:: Problem description ::
Beneath this line sits some data. Return only its lines from the one holding "Write a web" through the one holding "const irrTrendUp = [[3.85, 162], [7, 344]];", inclusive, exactly, with the images removed.

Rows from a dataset
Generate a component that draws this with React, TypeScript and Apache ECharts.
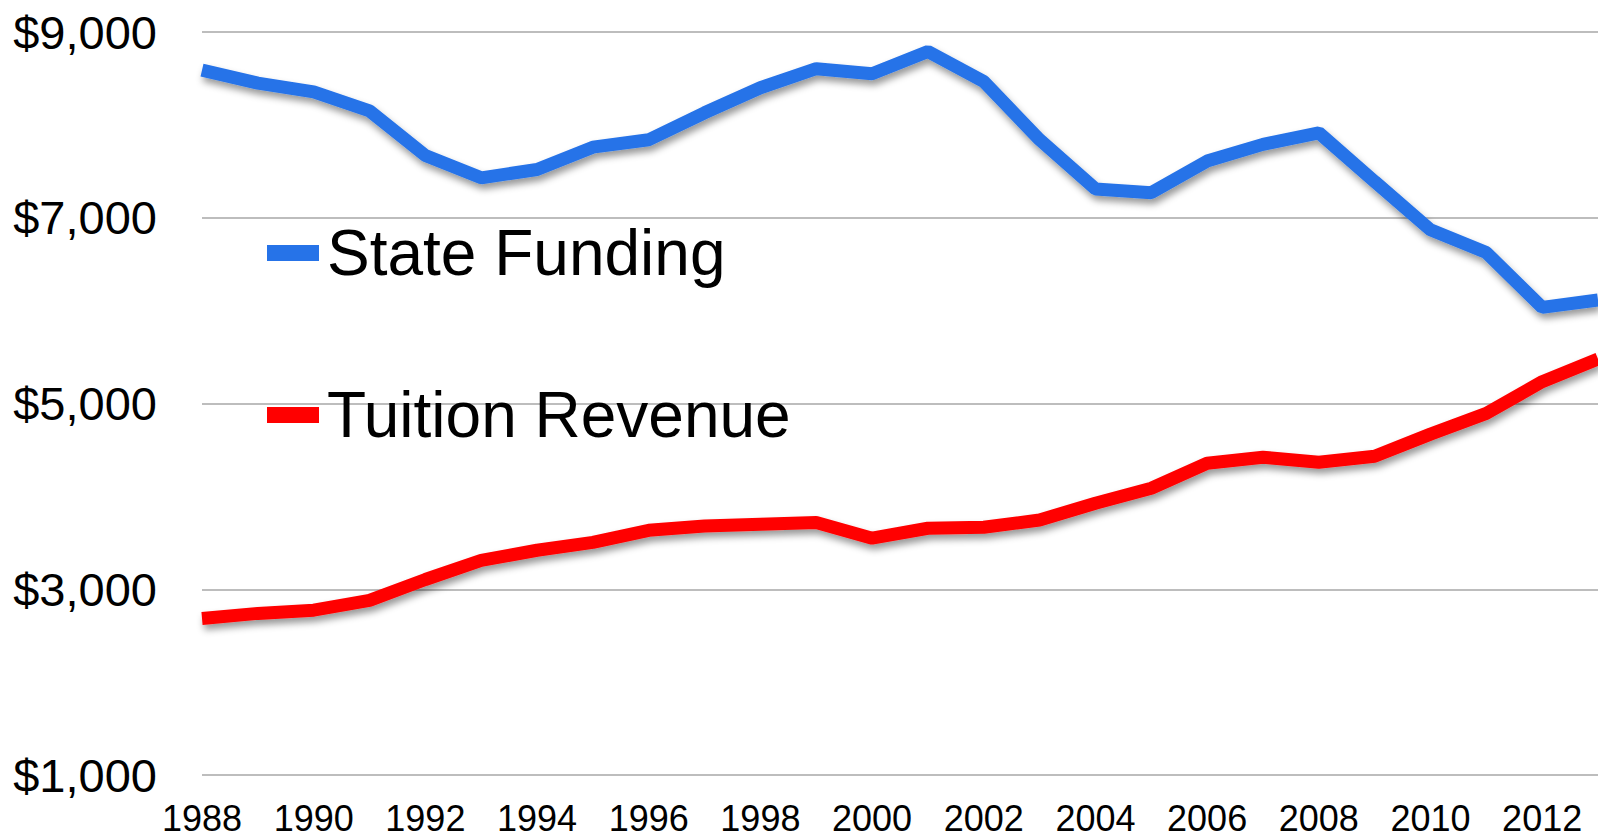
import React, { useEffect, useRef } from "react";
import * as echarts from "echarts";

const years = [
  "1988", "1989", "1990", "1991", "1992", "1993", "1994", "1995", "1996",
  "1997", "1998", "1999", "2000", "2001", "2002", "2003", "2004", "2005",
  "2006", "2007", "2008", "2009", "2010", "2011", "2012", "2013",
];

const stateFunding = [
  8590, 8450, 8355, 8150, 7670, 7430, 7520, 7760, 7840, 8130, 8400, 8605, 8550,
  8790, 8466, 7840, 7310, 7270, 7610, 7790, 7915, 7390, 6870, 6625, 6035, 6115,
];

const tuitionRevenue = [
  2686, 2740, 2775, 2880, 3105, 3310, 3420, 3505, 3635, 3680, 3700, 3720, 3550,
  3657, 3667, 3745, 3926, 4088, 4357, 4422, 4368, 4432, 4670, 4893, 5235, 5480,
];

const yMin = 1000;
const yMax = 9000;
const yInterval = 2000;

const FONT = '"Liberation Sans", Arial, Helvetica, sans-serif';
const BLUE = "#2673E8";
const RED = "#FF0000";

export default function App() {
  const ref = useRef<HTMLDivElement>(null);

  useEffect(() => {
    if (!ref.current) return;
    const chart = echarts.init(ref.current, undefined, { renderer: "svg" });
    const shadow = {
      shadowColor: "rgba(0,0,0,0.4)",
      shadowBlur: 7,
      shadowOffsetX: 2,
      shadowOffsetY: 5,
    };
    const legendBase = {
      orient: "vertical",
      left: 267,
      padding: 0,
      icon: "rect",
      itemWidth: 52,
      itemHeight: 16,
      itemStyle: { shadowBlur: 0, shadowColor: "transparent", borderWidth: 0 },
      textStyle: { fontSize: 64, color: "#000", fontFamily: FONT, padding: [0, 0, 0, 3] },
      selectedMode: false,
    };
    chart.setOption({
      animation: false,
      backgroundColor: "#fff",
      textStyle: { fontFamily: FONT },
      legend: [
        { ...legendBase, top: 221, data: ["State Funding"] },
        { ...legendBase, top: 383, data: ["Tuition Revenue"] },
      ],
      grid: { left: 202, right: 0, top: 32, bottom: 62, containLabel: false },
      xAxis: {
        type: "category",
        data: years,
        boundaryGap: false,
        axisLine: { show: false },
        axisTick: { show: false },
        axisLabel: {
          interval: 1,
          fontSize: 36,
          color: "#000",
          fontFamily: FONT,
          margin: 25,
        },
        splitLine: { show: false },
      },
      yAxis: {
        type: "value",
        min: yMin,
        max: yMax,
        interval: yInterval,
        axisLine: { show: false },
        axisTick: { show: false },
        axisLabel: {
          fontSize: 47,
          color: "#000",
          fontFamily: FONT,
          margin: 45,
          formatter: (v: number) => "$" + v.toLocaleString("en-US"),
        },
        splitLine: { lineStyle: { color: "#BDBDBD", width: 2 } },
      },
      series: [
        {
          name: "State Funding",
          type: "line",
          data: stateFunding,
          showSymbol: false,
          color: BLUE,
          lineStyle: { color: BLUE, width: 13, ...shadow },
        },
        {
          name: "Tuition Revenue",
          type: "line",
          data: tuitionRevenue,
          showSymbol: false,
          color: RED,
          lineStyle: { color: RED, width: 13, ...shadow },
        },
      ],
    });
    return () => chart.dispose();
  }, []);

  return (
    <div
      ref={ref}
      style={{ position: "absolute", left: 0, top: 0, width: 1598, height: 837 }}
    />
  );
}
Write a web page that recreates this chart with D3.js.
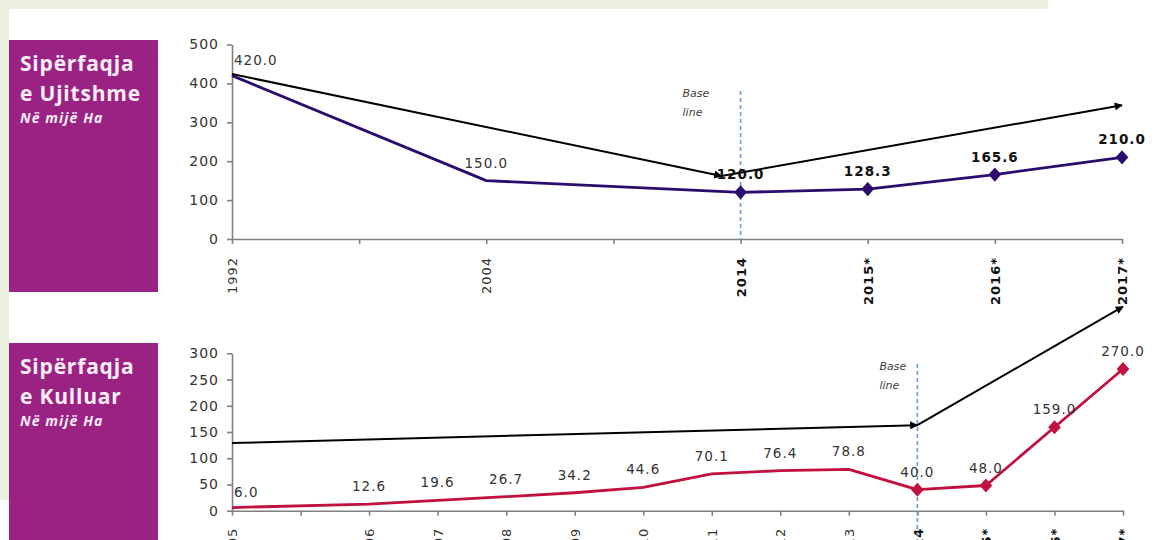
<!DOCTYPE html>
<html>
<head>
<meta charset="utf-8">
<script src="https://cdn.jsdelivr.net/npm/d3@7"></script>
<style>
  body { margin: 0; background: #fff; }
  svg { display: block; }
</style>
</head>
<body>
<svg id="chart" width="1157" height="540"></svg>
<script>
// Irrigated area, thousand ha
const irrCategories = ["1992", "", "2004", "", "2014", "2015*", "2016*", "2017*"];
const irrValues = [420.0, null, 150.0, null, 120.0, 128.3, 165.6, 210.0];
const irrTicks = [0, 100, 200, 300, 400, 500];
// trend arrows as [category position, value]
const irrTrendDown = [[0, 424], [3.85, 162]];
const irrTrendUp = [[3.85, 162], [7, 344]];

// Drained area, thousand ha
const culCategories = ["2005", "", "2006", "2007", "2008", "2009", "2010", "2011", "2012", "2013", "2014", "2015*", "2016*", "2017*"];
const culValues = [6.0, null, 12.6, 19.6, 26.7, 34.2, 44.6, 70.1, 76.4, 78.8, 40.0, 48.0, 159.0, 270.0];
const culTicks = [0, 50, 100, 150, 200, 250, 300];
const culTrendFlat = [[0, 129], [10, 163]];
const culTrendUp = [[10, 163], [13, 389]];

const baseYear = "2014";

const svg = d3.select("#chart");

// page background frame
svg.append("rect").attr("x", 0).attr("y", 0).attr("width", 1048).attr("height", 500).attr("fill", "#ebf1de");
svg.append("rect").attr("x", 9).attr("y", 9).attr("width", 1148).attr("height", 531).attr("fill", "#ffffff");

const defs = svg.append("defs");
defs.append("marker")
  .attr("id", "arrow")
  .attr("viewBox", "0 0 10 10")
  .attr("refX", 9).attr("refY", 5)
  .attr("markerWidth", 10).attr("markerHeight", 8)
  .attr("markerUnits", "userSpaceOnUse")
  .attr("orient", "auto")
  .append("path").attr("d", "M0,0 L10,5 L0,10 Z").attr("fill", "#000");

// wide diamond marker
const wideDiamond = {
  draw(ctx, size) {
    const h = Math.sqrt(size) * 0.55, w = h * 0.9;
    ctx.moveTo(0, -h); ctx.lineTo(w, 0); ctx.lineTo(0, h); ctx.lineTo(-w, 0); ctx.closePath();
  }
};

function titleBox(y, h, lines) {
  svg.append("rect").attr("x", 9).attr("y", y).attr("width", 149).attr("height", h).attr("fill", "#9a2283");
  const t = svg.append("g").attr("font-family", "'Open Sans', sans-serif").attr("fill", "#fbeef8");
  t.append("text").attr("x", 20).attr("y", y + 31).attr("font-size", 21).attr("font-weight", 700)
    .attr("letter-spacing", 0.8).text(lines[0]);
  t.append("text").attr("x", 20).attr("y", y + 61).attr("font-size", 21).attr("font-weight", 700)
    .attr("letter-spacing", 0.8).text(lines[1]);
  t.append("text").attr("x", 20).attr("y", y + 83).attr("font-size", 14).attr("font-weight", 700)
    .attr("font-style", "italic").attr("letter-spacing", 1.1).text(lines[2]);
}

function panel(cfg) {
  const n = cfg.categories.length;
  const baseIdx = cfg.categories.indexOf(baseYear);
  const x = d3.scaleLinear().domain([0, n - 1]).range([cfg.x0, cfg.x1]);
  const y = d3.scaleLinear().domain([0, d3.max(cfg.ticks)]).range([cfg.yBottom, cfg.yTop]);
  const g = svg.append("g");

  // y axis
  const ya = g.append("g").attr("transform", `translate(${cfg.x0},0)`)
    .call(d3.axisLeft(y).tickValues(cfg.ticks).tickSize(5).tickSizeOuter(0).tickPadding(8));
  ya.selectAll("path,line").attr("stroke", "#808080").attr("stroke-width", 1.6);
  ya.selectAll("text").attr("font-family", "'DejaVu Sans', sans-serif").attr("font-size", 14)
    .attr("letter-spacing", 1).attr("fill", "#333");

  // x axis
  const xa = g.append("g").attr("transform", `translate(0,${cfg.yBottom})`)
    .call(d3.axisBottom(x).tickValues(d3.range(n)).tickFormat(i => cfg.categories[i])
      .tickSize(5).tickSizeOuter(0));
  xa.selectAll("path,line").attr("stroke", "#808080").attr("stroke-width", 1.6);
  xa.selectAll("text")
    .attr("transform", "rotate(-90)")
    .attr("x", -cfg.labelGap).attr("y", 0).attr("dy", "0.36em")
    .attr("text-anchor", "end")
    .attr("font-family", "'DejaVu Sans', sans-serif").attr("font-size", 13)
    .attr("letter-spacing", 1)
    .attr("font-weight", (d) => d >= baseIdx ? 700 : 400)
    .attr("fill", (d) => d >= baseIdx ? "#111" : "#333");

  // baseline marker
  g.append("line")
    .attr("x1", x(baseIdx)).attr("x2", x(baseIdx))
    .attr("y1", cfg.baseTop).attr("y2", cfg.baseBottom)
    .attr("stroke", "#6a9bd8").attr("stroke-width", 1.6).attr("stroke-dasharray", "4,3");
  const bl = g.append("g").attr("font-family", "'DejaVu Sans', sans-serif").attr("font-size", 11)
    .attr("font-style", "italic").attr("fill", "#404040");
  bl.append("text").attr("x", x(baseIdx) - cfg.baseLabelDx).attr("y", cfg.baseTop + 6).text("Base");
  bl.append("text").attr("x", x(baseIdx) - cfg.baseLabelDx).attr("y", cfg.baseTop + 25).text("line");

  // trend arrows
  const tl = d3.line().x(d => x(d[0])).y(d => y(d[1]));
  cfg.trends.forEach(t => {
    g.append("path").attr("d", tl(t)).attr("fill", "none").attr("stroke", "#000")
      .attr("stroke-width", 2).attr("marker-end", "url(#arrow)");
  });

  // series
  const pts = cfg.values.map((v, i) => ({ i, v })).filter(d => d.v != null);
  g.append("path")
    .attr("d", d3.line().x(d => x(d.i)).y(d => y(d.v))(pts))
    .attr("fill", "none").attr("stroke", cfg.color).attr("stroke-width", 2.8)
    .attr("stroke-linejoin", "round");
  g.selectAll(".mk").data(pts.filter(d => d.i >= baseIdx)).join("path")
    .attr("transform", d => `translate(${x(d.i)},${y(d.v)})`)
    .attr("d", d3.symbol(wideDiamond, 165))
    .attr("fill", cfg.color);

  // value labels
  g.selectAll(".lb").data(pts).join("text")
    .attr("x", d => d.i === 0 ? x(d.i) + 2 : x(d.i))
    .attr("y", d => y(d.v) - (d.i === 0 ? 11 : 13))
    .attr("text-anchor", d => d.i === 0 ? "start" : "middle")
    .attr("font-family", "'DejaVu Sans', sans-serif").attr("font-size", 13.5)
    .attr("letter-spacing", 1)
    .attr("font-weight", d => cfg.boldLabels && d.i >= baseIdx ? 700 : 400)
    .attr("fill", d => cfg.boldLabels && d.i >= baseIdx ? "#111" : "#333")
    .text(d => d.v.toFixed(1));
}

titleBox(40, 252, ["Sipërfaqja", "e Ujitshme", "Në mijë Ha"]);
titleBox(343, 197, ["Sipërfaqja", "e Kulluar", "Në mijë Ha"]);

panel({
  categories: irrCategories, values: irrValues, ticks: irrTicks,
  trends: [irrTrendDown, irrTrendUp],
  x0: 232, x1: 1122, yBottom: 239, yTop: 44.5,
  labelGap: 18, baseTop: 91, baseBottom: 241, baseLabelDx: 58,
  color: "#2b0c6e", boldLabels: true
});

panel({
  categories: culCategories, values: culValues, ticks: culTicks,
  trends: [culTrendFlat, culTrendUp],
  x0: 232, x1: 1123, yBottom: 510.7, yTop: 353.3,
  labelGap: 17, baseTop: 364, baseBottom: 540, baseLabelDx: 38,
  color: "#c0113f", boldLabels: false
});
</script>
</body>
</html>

:: Correct result ::
Write a web page that recreates this chart with D3.js.
<!DOCTYPE html>
<html>
<head>
<meta charset="utf-8">
<script src="https://cdn.jsdelivr.net/npm/d3@7"></script>
<style>
  body { margin: 0; background: #fff; }
  svg { display: block; }
</style>
</head>
<body>
<svg id="chart" width="1157" height="540"></svg>
<script>
// Irrigated area, thousand ha
const irrCategories = ["1992", "", "2004", "", "2014", "2015*", "2016*", "2017*"];
const irrValues = [420.0, null, 150.0, null, 120.0, 128.3, 165.6, 210.0];
const irrTicks = [0, 100, 200, 300, 400, 500];
// trend arrows as [category position, value]
const irrTrendDown = [[0, 424], [3.85, 162]];
const irrTrendUp = [[3.85, 162], [7, 344]];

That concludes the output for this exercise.